▶ Records to use
·····
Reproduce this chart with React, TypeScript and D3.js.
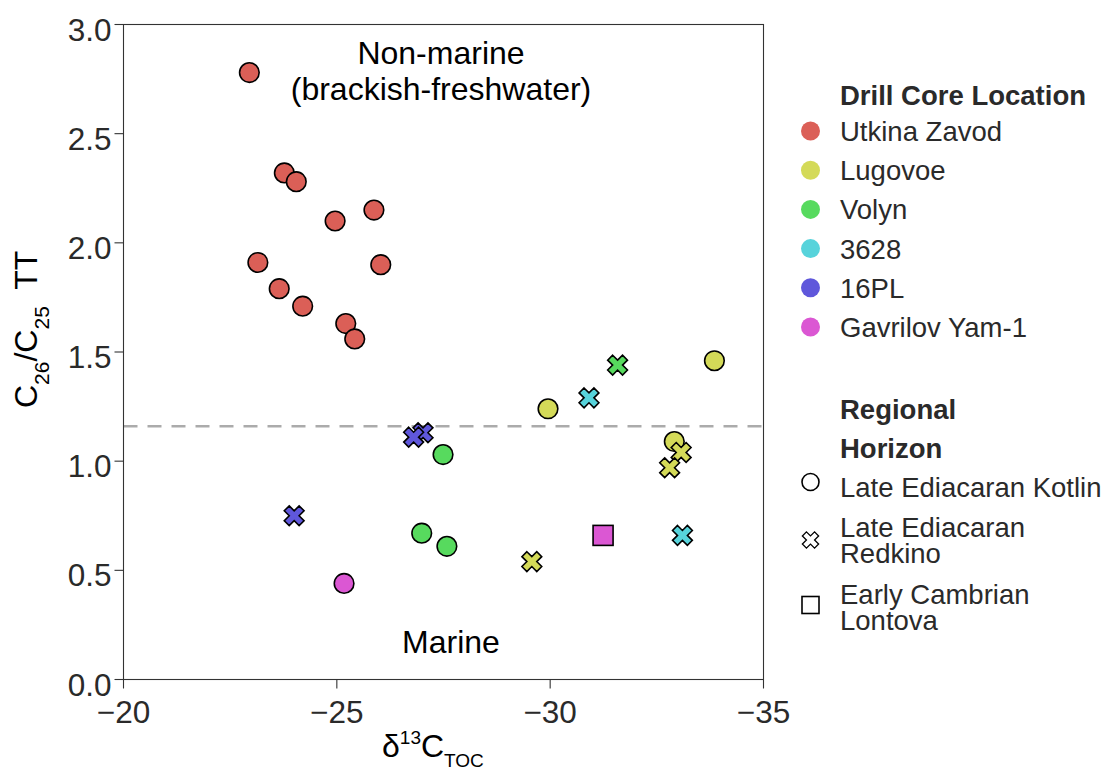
·····
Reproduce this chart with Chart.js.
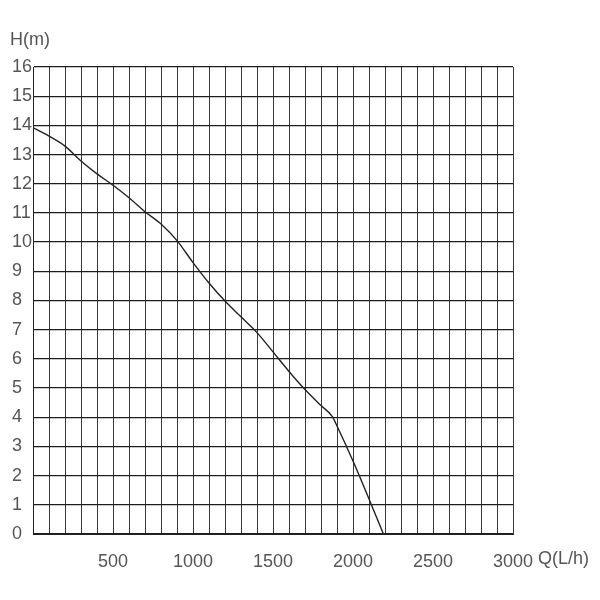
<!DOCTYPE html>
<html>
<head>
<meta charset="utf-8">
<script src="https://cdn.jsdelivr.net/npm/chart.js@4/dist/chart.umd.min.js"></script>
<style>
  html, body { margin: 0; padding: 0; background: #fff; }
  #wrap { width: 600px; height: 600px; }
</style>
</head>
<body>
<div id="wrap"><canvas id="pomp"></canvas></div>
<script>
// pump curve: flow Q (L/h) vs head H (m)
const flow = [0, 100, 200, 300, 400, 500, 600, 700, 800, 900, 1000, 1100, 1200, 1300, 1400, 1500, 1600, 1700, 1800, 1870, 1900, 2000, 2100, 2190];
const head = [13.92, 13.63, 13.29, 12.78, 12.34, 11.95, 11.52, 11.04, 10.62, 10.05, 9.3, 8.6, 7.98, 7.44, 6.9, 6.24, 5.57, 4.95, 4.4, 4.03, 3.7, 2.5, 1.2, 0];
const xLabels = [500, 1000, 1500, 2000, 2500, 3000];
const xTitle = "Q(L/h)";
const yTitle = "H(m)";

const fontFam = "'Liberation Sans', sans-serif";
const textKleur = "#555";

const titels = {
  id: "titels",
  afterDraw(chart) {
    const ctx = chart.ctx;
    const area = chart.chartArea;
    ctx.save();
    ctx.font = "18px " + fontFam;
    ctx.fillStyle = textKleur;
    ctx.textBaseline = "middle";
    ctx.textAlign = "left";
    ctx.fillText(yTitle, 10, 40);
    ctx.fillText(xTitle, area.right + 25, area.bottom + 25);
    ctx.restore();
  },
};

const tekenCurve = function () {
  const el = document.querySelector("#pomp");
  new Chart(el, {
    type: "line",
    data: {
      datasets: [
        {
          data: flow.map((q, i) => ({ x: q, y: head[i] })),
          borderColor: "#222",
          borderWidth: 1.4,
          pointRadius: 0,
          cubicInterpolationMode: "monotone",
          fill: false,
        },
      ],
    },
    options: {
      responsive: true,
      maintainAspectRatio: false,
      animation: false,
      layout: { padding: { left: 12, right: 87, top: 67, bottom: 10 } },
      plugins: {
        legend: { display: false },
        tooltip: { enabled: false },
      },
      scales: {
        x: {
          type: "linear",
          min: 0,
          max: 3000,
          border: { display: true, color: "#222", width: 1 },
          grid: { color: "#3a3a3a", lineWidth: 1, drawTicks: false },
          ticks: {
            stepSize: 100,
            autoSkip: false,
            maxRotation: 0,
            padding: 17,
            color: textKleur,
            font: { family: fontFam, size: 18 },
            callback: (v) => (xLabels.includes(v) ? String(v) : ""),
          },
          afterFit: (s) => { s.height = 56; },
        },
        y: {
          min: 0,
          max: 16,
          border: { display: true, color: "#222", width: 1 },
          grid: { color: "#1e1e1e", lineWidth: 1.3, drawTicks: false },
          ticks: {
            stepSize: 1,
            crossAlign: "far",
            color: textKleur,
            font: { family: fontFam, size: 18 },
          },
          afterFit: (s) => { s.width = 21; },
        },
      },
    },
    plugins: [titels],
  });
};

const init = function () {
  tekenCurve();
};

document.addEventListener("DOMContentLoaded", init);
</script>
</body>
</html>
·····
▶ Work to do
Look through the data above. Copy every line with the string "this" in it.

▶ Worked solution
Reproduce this chart with React, TypeScript and D3.js.
Reproduce this chart with Chart.js.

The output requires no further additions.